Among all the kinky thrills available to us as more or less free people, public sex is one that is decidedly not for everyone. The same possibility of being seen and caught in the act that adds an extra element of excitement for some lovers introduces an intolerable level of anxiety in others. So, if hooking up in public is your thing, the first and most important thing to realize is that it needs to be your partner’s thing too, at least to some extent, or it’s liable to turn into a horrible experience for both of you, sooner or later.
As a practical matter, it’s also important not to get too bold with your public hookups. Getting your dick sucked in a parked car in a darkened parking lot is one thing, but indulging in full-on penetration out in front of the local police department in broad daylight is going to be a mighty short ride to an unpleasant destination. In other words, it might be wise to avoid public sex that might inadvertently introduce the possibility of prison sex.
Some environments for public sex walk a fine line between being too likely to lead to your tryst being discovered and just public enough. Not so coincidentally, these are the ideal spots for many public sex aficionados, as they get the charge from the possibility of being caught, but with a strong likelihood of getting to close the deal – or at least being able to slip away pre-climax without handcuffs on.

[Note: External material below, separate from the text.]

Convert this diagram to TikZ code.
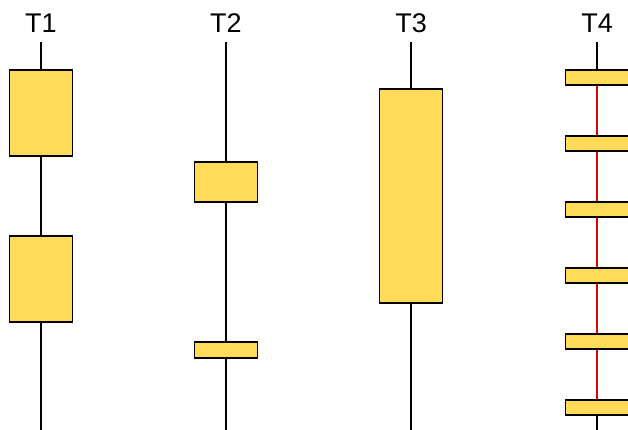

The last time I was with a woman who liked to hook up in public, her thing was jerking me off in small pockets of isolation within very public spaces – dark restaurant booths, trash-strewn alleys, and on the outskirts of public parks after hours. The alleys made me a wince a little, but I didn’t mind as long as the smell wasn’t too awful. While she did favor somewhat dingy spots for our public hijinks, thankfully, she wasn’t into public bathroom sex, because that sort of thing is just an unsanitary bridge too far for me.
My point is that even when your partner is down with the idea of public sex, there can be specific locations that don’t do it for them, and it’s important that you respect those boundaries – assuming the boundaries keep it all enjoyable for you, that is; there’s no point in having grudging, resentful public sex, when the whole point is to make sex more fun.
Communicate with your partner about what she wants and what you want, and your public hookups can add spice to your sex life. Without that open and frank communication, one or both of you might end up not having as much fun as you should.